First of all, I have never seen a cannabis company implement these three strategies correctly (and I’ve reviewed hundreds of books/returns), and so the IRS, which is FULLY aware of all three of these games, is having a field day as they audit these companies. We are seeing the IRS winning many cases (Altermeds, Harborside, Alternative, etc), and I expect the win rate will accelerate rapidly for them as more companies are audited in 2019.
Second, even if done right, yes, you will pick up some “pennies,” but the more important decision is to make sure that the cannabis accounting is done right, and that each strategy has a legitimate business purpose and is executed flawlessly. That said, this strategy only earns you a little bit along the way to exit if done right, but if done wrong (as most do) it will succeed in lowering your exit valuation, plus you will likely be assessed fines, penalties, interest, jail time, and/or risk being shut down.
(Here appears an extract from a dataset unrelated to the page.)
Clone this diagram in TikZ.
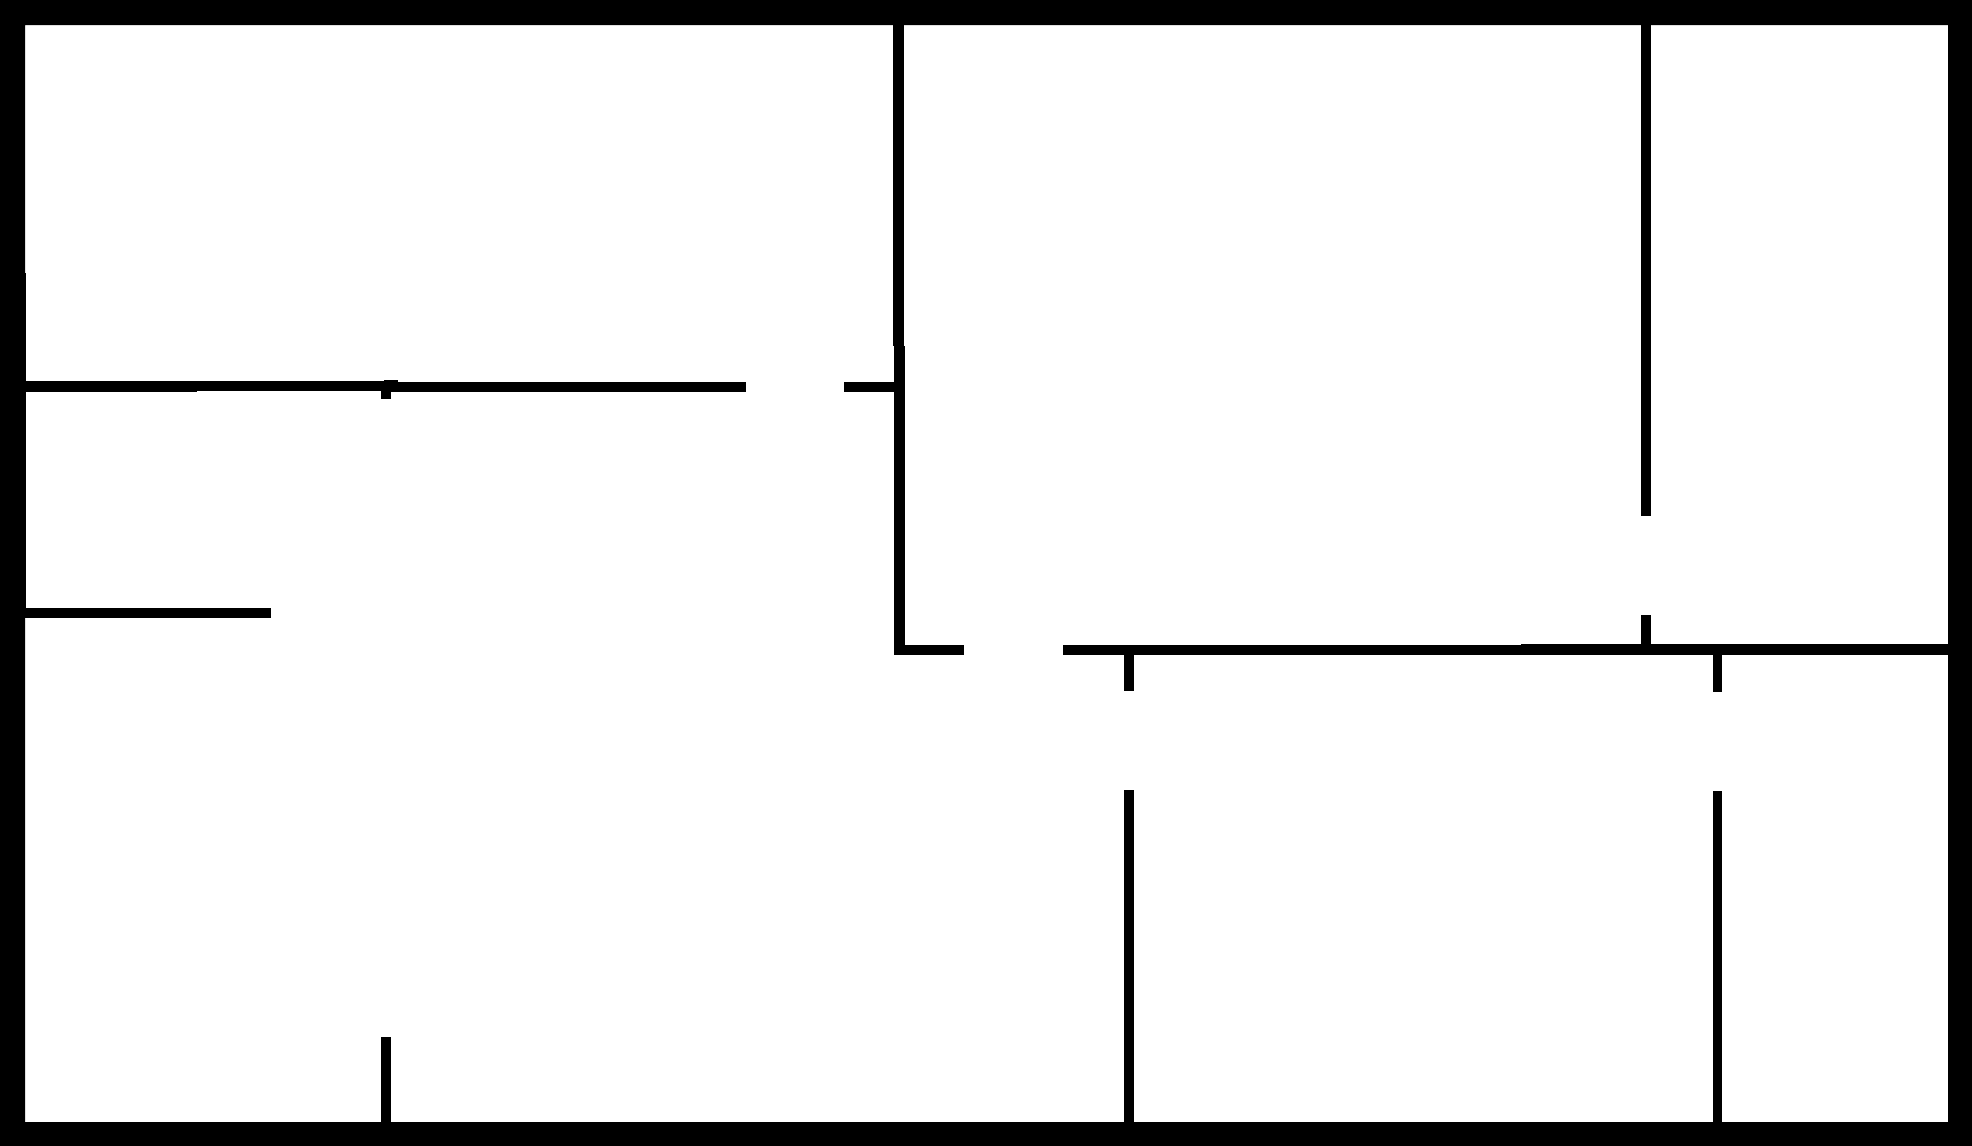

With so little reward, and such high risk, why are there so many companies following these aggressive strategies that have very little “substance” behind them? That’s an answer I don’t know, other than possibly just misguided short-term thinking. Better to scale back the risk level, have cash flow DECREASE just a little in the interim, then have EXIT Values increase substantially.
It’s actually very simple, and if followed, I can help lead to a successful exit:
Want an example? Check out Tilray and the first US canna billionaire CEO: they get the process, accounting, brand, market share growth, and ALSO that there’s no need for net income during this “land grab” stage (huge net losses, but super high valuation).
Or, read what Harvest CEO says about their 850 Million buy in the space HERE.
But, it’s not just the big guys. Even in a state like Oregon, where we have a 6 year supply of weed sitting in vaults going stale, we are seeing nice prices for a good brand or location.